▶ _WHAT YOU WILL DO_: Pictures stay out. Extract the lines below from the first one through the line with "const xMin = -0.38, xMax", both included.
▶
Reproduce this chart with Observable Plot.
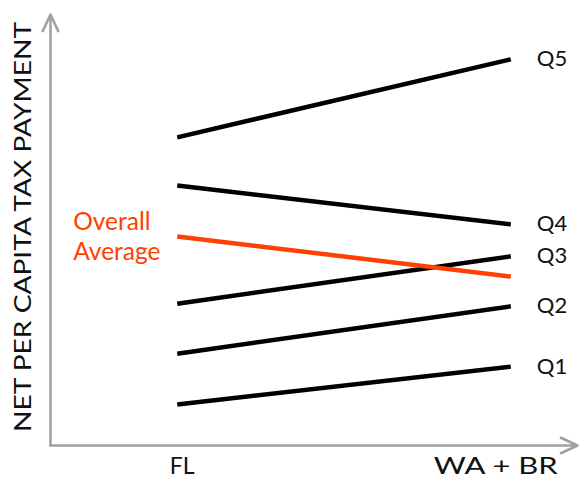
<!DOCTYPE html>
<html>
<head>
<meta charset="utf-8">
<script src="https://cdn.jsdelivr.net/npm/d3@7"></script>
<script src="https://cdn.jsdelivr.net/npm/@observablehq/plot@0.6"></script>
<style>
  html, body { margin: 0; padding: 0; background: #fff; }
  svg { display: block; }
</style>
</head>
<body>
<div id="chart"></div>
<script>
// Data (arbitrary units: net per capita tax payment index)
const periods = ["FL", "WA + BR"];
const periodPos = [0, 1];
const seriesNames = ["Q5", "Q4", "Q3", "Q2", "Q1", "Overall Average"];
const valuesFL   = [71.5, 60.3, 32.9, 21.3, 9.5, 48.5];
const valuesWABR = [89.6, 51.3, 43.9, 32.3, 18.3, 39.2];
const seriesColors = ["#000", "#000", "#000", "#000", "#000", "#ff4000"];
const yTitle = "NET PER CAPITA TAX PAYMENT";

const rows = [];
seriesNames.forEach((s, i) => {
  rows.push({series: s, x: periodPos[0], y: valuesFL[i], color: seriesColors[i]});
  rows.push({series: s, x: periodPos[1], y: valuesWABR[i], color: seriesColors[i]});
});
const quintiles = seriesNames.slice(0, 5).map((s, i) => ({series: s, x: periodPos[1], y: valuesWABR[i]}));
const avgLabel = [{x: periodPos[0], y: valuesFL[5], text: "Overall\nAverage"}];

const xMin = -0.38, xMax = 1.2, yMin = 0, yMax = 100;

const chart = Plot.plot({
  width: 579,
  height: 479,
  marginTop: 14,
  marginBottom: 34,
  marginLeft: 50,
  marginRight: 2,
  style: {fontFamily: "Lato, 'Open Sans', sans-serif", background: "#fff"},
  x: {domain: [xMin, xMax], axis: null},
  y: {domain: [yMin, yMax], axis: null},
  marks: [
    // axes with arrowheads
    Plot.arrow([{x1: xMin, y1: yMin, x2: xMin, y2: yMax}], {
      x1: "x1", y1: "y1", x2: "x2", y2: "y2",
      stroke: "#a0a0a0", strokeWidth: 2.5, headLength: 11, headAngle: 50
    }),
    Plot.arrow([{x1: xMin, y1: yMin, x2: xMax, y2: yMin}], {
      x1: "x1", y1: "y1", x2: "x2", y2: "y2",
      stroke: "#a0a0a0", strokeWidth: 2.5, headLength: 11, headAngle: 50
    }),
    Plot.text([periods[0]], {
      x: () => periodPos[0], y: () => yMin, text: d => d, dx: 5, dy: 21,
      fontSize: 23, fill: "#111", className: "xtick"
    }),
    Plot.text([periods[1]], {
      x: () => periodPos[1], y: () => yMin, text: d => d, dx: -15, dy: 21,
      fontSize: 23, fill: "#111", className: "xtick wide"
    }),
    Plot.text([yTitle], {
      frameAnchor: "left", text: d => d, rotate: -90, dx: -27, dy: -3,
      textAnchor: "middle", fontSize: 23, fill: "#111", className: "ytitle"
    }),
    Plot.line(rows, {
      x: "x", y: "y", z: "series", stroke: "color",
      strokeWidth: 4.5, strokeLinecap: "butt"
    }),
    Plot.text(quintiles, {
      x: "x", y: "y", text: "series", textAnchor: "start", dx: 26,
      fontSize: 22, fill: "#111"
    }),
    Plot.text(avgLabel, {
      x: "x", y: "y", text: "text", textAnchor: "start", dx: -104, dy: -1,
      fontSize: 24.5, fill: "#ff4000", lineHeight: 1.2
    })
  ]
});
document.getElementById("chart").appendChild(chart);
// stretch the long titles to the reference's extents
d3.select(chart).selectAll("g.ytitle text").attr("textLength", 410).attr("lengthAdjust", "spacingAndGlyphs");
d3.select(chart).selectAll("g.wide text").attr("textLength", 124).attr("lengthAdjust", "spacingAndGlyphs");
</script>
</body>
</html>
◀
▶ _SOLUTION FOR THIS PROBLEM_:
Reproduce this chart with Observable Plot.
<!DOCTYPE html>
<html>
<head>
<meta charset="utf-8">
<script src="https://cdn.jsdelivr.net/npm/d3@7"></script>
<script src="https://cdn.jsdelivr.net/npm/@observablehq/plot@0.6"></script>
<style>
  html, body { margin: 0; padding: 0; background: #fff; }
  svg { display: block; }
</style>
</head>
<body>
<div id="chart"></div>
<script>
// Data (arbitrary units: net per capita tax payment index)
const periods = ["FL", "WA + BR"];
const periodPos = [0, 1];
const seriesNames = ["Q5", "Q4", "Q3", "Q2", "Q1", "Overall Average"];
const valuesFL   = [71.5, 60.3, 32.9, 21.3, 9.5, 48.5];
const valuesWABR = [89.6, 51.3, 43.9, 32.3, 18.3, 39.2];
const seriesColors = ["#000", "#000", "#000", "#000", "#000", "#ff4000"];
const yTitle = "NET PER CAPITA TAX PAYMENT";

const rows = [];
seriesNames.forEach((s, i) => {
  rows.push({series: s, x: periodPos[0], y: valuesFL[i], color: seriesColors[i]});
  rows.push({series: s, x: periodPos[1], y: valuesWABR[i], color: seriesColors[i]});
});
const quintiles = seriesNames.slice(0, 5).map((s, i) => ({series: s, x: periodPos[1], y: valuesWABR[i]}));
const avgLabel = [{x: periodPos[0], y: valuesFL[5], text: "Overall\nAverage"}];

const xMin = -0.38, xMax = 1.2, yMin = 0, yMax = 100;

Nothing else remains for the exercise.